Extract only the lines running from the top of the entries to the line that holds "return (B - py) / (B - T)". Include that line and omit the pictures.

_Raw records_.
begin
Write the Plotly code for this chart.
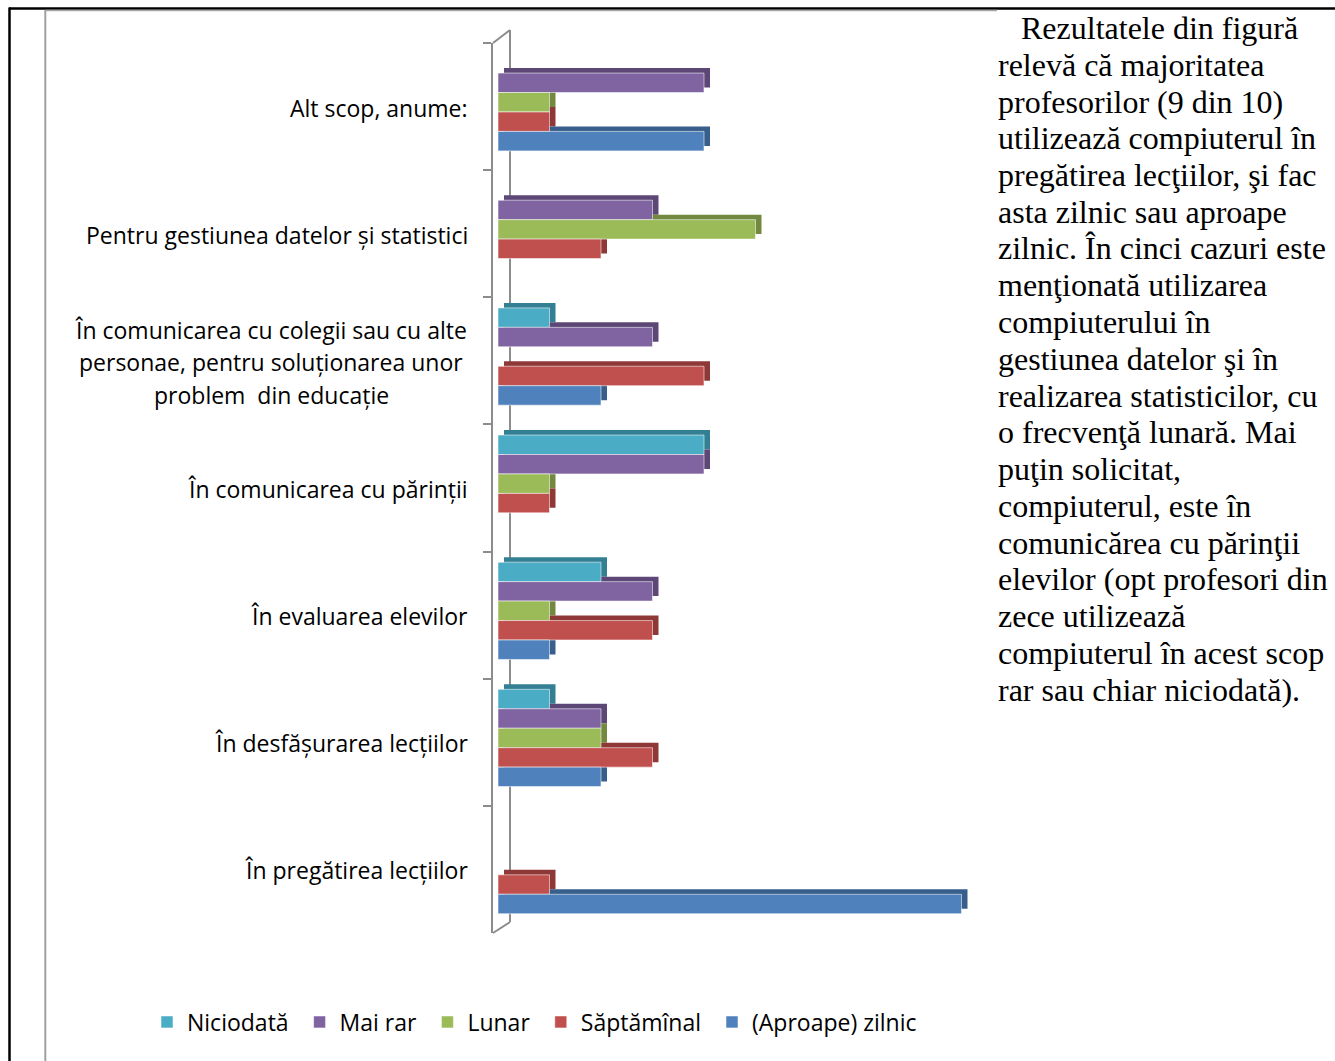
import plotly.graph_objects as go

# Purposes of computer use (top to bottom) and answer counts per frequency
category_lines = [
    ["Alt scop, anume:"],
    ["Pentru gestiunea datelor și statistici"],
    ["În comunicarea cu colegii sau cu alte",
     "personae, pentru soluționarea unor",
     "problem\u00a0 din educație"],
    ["În comunicarea cu părinții"],
    ["În evaluarea elevilor"],
    ["În desfășurarea lecțiilor"],
    ["În pregătirea lecțiilor"],
]
categories = [" ".join(lines) for lines in category_lines]

series_names = ["Niciodată", "Mai rar", "Lunar", "Săptămînal", "(Aproape) zilnic"]
niciodata = [0, 0, 1, 4, 2, 1, 0]
mai_rar = [4, 3, 3, 4, 3, 2, 0]
lunar = [1, 5, 0, 1, 1, 2, 0]
saptamanal = [1, 2, 4, 1, 3, 3, 1]
zilnic = [4, 0, 2, 0, 1, 2, 9]
series_values = [niciodata, mai_rar, lunar, saptamanal, zilnic]

front_colors = ["#4BACC6", "#8064A2", "#9BBB59", "#C0504D", "#4F81BD"]
depth_colors = ["#337F93", "#5C4777", "#72893F", "#8E3937", "#385E8C"]

body_lines = [
    "Rezultatele din figură",
    "relevă că majoritatea",
    "profesorilor (9 din 10)",
    "utilizează compiuterul în",
    "pregătirea lecţiilor, şi fac",
    "asta zilnic sau aproape",
    "zilnic. În cinci cazuri este",
    "menţionată utilizarea",
    "compiuterului în",
    "gestiunea datelor şi în",
    "realizarea statisticilor, cu",
    "o frecvenţă lunară. Mai",
    "puţin solicitat,",
    "compiuterul, este în",
    "comunicărea cu părinţii",
    "elevilor (opt profesori din",
    "zece utilizează",
    "compiuterul în acest scop",
    "rar sau chiar niciodată).",
]

# Page geometry (pixels) and plot-area box
W, H = 1335, 1061
L, R, T, B = 493, 993, 43, 933
ZERO_PX, UNIT_PX = 498, 51.5
CAT_PX = (B - T) / len(categories)


def px_x(px):
    return (px - L) / (R - L)


def px_y(py):
    return (B - py) / (B - T)


SANS = "Open Sans"
SERIF = "Liberation Serif"
AXIS_GREY = "#8C8C8C"

bar_w = 0.153
group_start = -0.4165
depth_dx = 6 / UNIT_PX
depth_dy = 5 / CAT_PX

fig = go.Figure()

# Darker shifted copies give each bar its top and side faces
for i, (name, vals) in enumerate(zip(series_names, series_values)):
    fig.add_trace(go.Bar(
        y=categories, x=vals, orientation="h", name=name,
        base=depth_dx, width=bar_w, offset=group_start + i * bar_w - depth_dy,
        marker=dict(color=depth_colors[i], line=dict(width=0)),
        showlegend=False, hoverinfo="skip",
    ))

for i, (name, vals) in enumerate(zip(series_names, series_values)):
    fig.add_trace(go.Bar(
        y=categories, x=vals, orientation="h",
        name=name + "\u00a0",  # a little extra room between legend entries
        width=bar_w, offset=group_start + i * bar_w,
        marker=dict(color=front_colors[i],
                    line=dict(color="rgba(255,255,255,0.55)", width=1)),
    ))

annotations = []
# Category labels, centred line by line
for idx, lines in enumerate(category_lines):
    n = len(lines)
    for j, line in enumerate(lines):
        if n == 1:
            annotations.append(dict(
                x=px_x(470), xref="paper", y=idx, yref="y", text=line,
                xanchor="right", yanchor="middle", showarrow=False,
                yshift=-1,
                font=dict(family=SANS, size=23, color="#000000")))
        else:
            annotations.append(dict(
                x=px_x(271), xref="paper", y=idx, yref="y", text=line,
                xanchor="center", yanchor="middle", showarrow=False,
                yshift=-(j - (n - 1) / 2) * 32.5 - 1.5,
                font=dict(family=SANS, size=23, color="#000000")))

# Running text beside the chart
for k, line in enumerate(body_lines):
    annotations.append(dict(
        x=px_x(1019 if k == 0 else 996), xref="paper",
        y=px_y(28 + k * 36.75), yref="paper", text=line,
        xanchor="left", yanchor="middle", showarrow=False,
        font=dict(family=SERIF, size=32, color="#000000")))

shapes = [
    # page frame
    dict(type="line", xref="paper", yref="paper", x0=px_x(9), x1=px_x(W), y0=px_y(8.5), y1=px_y(8.5),
         line=dict(color="#000000", width=2.5)),
    dict(type="line", xref="paper", yref="paper", x0=px_x(9.5), x1=px_x(9.5), y0=px_y(7.5), y1=px_y(H),
         line=dict(color="#000000", width=2.5)),
    # chart frame
    dict(type="line", xref="paper", yref="paper", x0=px_x(45), x1=px_x(997), y0=px_y(10.5), y1=px_y(10.5),
         line=dict(color="#A6A6A6", width=1.5)),
    dict(type="line", xref="paper", yref="paper", x0=px_x(45.3), x1=px_x(45.3), y0=px_y(10), y1=px_y(H),
         line=dict(color="#A0A0A0", width=2)),
    # back wall of the category axis
    dict(type="line", xref="paper", yref="paper", x0=px_x(510), x1=px_x(510), y0=px_y(30), y1=px_y(922),
         line=dict(color=AXIS_GREY, width=2), layer="below"),
    dict(type="line", xref="paper", yref="paper", x0=px_x(493), x1=px_x(510), y0=px_y(43), y1=px_y(30),
         line=dict(color=AXIS_GREY, width=2), layer="below"),
    dict(type="line", xref="paper", yref="paper", x0=px_x(493), x1=px_x(510), y0=px_y(933), y1=px_y(922),
         line=dict(color=AXIS_GREY, width=2), layer="below"),
]

fig.update_layout(
    width=W, height=H, autosize=False,
    margin=dict(l=L, r=W - R, t=T, b=H - B, pad=0),
    paper_bgcolor="#FFFFFF", plot_bgcolor="rgba(0,0,0,0)",
    barmode="overlay",
    font=dict(family=SANS, size=23, color="#000000"),
    xaxis=dict(visible=False,
               range=[(L - ZERO_PX) / UNIT_PX, (R - ZERO_PX) / UNIT_PX]),
    yaxis=dict(type="category", range=[len(categories) - 0.5, -0.5],
               showgrid=False, zeroline=False, showline=True,
               linecolor=AXIS_GREY, linewidth=2,
               ticks="outside", ticklen=8, tickwidth=2, tickcolor=AXIS_GREY,
               tickson="boundaries", showticklabels=False),
    legend=dict(orientation="h", x=px_x(147), y=px_y(1022),
                xanchor="left", yanchor="middle",
                font=dict(family=SANS, size=23, color="#000000"),
                bgcolor="rgba(0,0,0,0)", itemwidth=30),
    annotations=annotations,
    shapes=shapes,
    showlegend=True,
)

fig.write_html("out.html")
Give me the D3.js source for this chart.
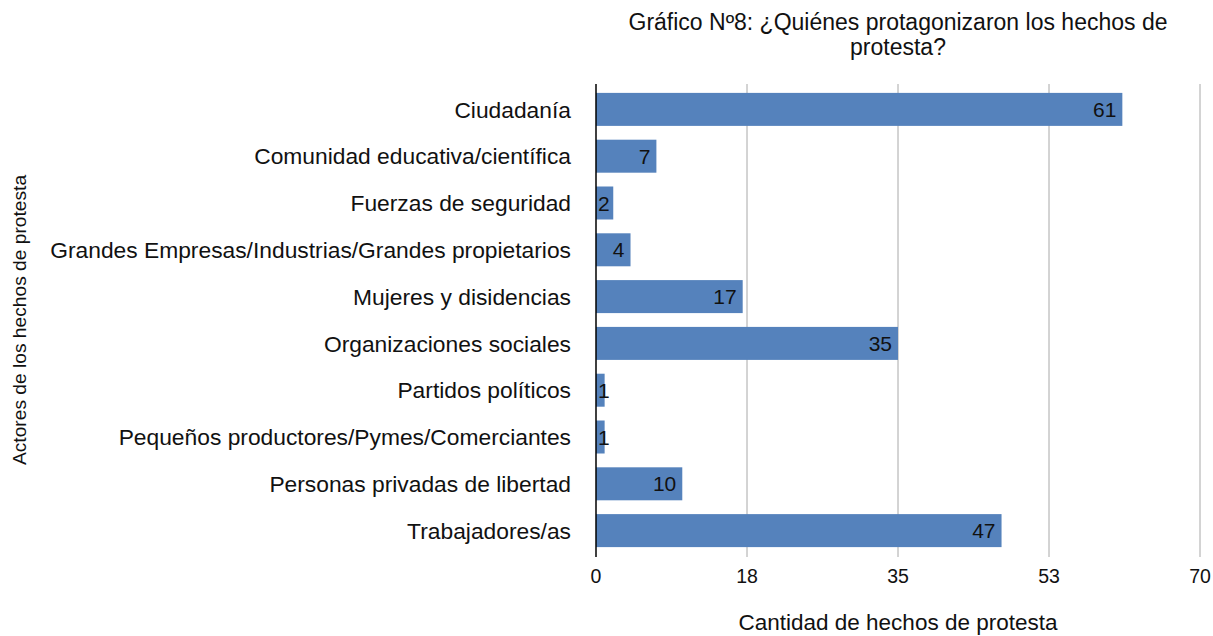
<!DOCTYPE html>
<html lang="es">
<head>
<meta charset="UTF-8">
<title>Gráfico Nº8</title>
<script src="https://cdn.jsdelivr.net/npm/d3@7"></script>
<style>
  body { margin: 0; background: #fff; }
  text { font-family: "Liberation Sans", Arial, Helvetica, sans-serif; fill: #111; }
</style>
</head>
<body>
<svg id="chart"></svg>
<script>
  var categories = ["Ciudadanía", "Comunidad educativa/científica", "Fuerzas de seguridad",
    "Grandes Empresas/Industrias/Grandes propietarios", "Mujeres y disidencias",
    "Organizaciones sociales", "Partidos políticos",
    "Pequeños productores/Pymes/Comerciantes", "Personas privadas de libertad",
    "Trabajadores/as"];
  var values = [61, 7, 2, 4, 17, 35, 1, 1, 10, 47];
  var tickValues = [0, 17.5, 35, 52.5, 70];
  var tickLabels = ["0", "18", "35", "53", "70"];

  var W = 1213, H = 636;
  var margin = {top: 84, right: 13, bottom: 80, left: 596};
  var width = W - margin.left - margin.right,
      height = H - margin.top - margin.bottom;

  var svg = d3.select("#chart").attr("width", W).attr("height", H);
  var g = svg.append("g").attr("transform", "translate(" + margin.left + "," + margin.top + ")");

  var x = d3.scaleLinear().domain([0, 70]).range([0, width]);
  var y = d3.scaleBand().domain(categories).range([0, height]).paddingInner(0.295).paddingOuter(0.19);

  // gridlines
  g.selectAll(".grid").data(tickValues.slice(1)).enter().append("line")
    .attr("x1", function(d) { return x(d); }).attr("x2", function(d) { return x(d); })
    .attr("y1", 0).attr("y2", height + 1)
    .attr("stroke", "#a8a8a8").attr("stroke-width", 1);

  // bars
  g.selectAll(".bar").data(values).enter().append("rect")
    .attr("x", 0)
    .attr("y", function(d, i) { return y(categories[i]); })
    .attr("width", function(d) { return x(d); })
    .attr("height", y.bandwidth())
    .attr("fill", "#5582bc");

  // value labels
  g.selectAll(".val").data(values).enter().append("text")
    .attr("text-anchor", "end")
    .attr("y", function(d, i) { return y(categories[i]) + y.bandwidth() / 2; })
    .attr("dy", "0.36em")
    .style("font-size", "21px")
    .text(function(d) { return d; })
    .attr("x", function(d) {
      var w = this.getComputedTextLength();
      return Math.max(x(d) - 6, w + 2);
    });

  // y axis line
  g.append("line").attr("x1", 0).attr("x2", 0).attr("y1", 0).attr("y2", height + 1)
    .attr("stroke", "#000").attr("stroke-width", 1.5);

  // category labels
  g.selectAll(".cat").data(categories).enter().append("text")
    .attr("x", -25)
    .attr("y", function(d) { return y(d) + y.bandwidth() / 2; })
    .attr("dy", "0.36em")
    .attr("text-anchor", "end")
    .style("font-size", "22.8px")
    .text(function(d) { return d; });

  // x tick labels
  g.selectAll(".tick").data(tickValues).enter().append("text")
    .attr("x", function(d) { return x(d); })
    .attr("y", height + 27)
    .attr("text-anchor", "middle")
    .style("font-size", "19.5px")
    .text(function(d, i) { return tickLabels[i]; });

  // axis titles
  svg.append("text")
    .attr("x", margin.left + width / 2).attr("y", 630)
    .attr("text-anchor", "middle").style("font-size", "22.5px")
    .text("Cantidad de hechos de protesta");

  svg.append("text")
    .attr("transform", "translate(26," + (margin.top + height / 2) + ") rotate(-90)")
    .attr("text-anchor", "middle").style("font-size", "19.2px")
    .text("Actores de los hechos de protesta");

  // title
  var title = svg.append("text").attr("text-anchor", "middle").style("font-size", "23px");
  title.append("tspan").attr("x", margin.left + width / 2).attr("y", 30)
    .text("Gráfico Nº8: ¿Quiénes protagonizaron los hechos de");
  title.append("tspan").attr("x", margin.left + width / 2).attr("y", 55)
    .text("protesta?");
</script>
</body>
</html>
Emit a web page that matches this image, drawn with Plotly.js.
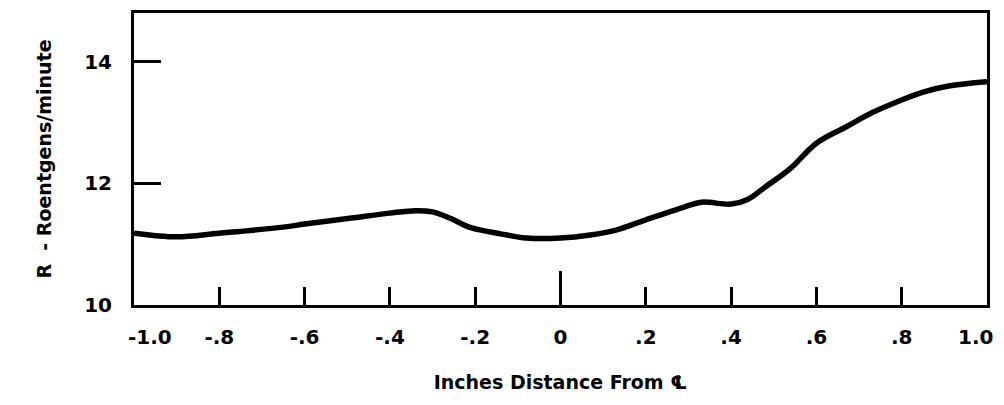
end
_Solution to this exercise_.
Write the Plotly code for this chart.
import plotly.graph_objects as go

# Purposes of computer use (top to bottom) and answer counts per frequency
category_lines = [
    ["Alt scop, anume:"],
    ["Pentru gestiunea datelor și statistici"],
    ["În comunicarea cu colegii sau cu alte",
     "personae, pentru soluționarea unor",
     "problem\u00a0 din educație"],
    ["În comunicarea cu părinții"],
    ["În evaluarea elevilor"],
    ["În desfășurarea lecțiilor"],
    ["În pregătirea lecțiilor"],
]
categories = [" ".join(lines) for lines in category_lines]

series_names = ["Niciodată", "Mai rar", "Lunar", "Săptămînal", "(Aproape) zilnic"]
niciodata = [0, 0, 1, 4, 2, 1, 0]
mai_rar = [4, 3, 3, 4, 3, 2, 0]
lunar = [1, 5, 0, 1, 1, 2, 0]
saptamanal = [1, 2, 4, 1, 3, 3, 1]
zilnic = [4, 0, 2, 0, 1, 2, 9]
series_values = [niciodata, mai_rar, lunar, saptamanal, zilnic]

front_colors = ["#4BACC6", "#8064A2", "#9BBB59", "#C0504D", "#4F81BD"]
depth_colors = ["#337F93", "#5C4777", "#72893F", "#8E3937", "#385E8C"]

body_lines = [
    "Rezultatele din figură",
    "relevă că majoritatea",
    "profesorilor (9 din 10)",
    "utilizează compiuterul în",
    "pregătirea lecţiilor, şi fac",
    "asta zilnic sau aproape",
    "zilnic. În cinci cazuri este",
    "menţionată utilizarea",
    "compiuterului în",
    "gestiunea datelor şi în",
    "realizarea statisticilor, cu",
    "o frecvenţă lunară. Mai",
    "puţin solicitat,",
    "compiuterul, este în",
    "comunicărea cu părinţii",
    "elevilor (opt profesori din",
    "zece utilizează",
    "compiuterul în acest scop",
    "rar sau chiar niciodată).",
]

# Page geometry (pixels) and plot-area box
W, H = 1335, 1061
L, R, T, B = 493, 993, 43, 933
ZERO_PX, UNIT_PX = 498, 51.5
CAT_PX = (B - T) / len(categories)


def px_x(px):
    return (px - L) / (R - L)


def px_y(py):
    return (B - py) / (B - T)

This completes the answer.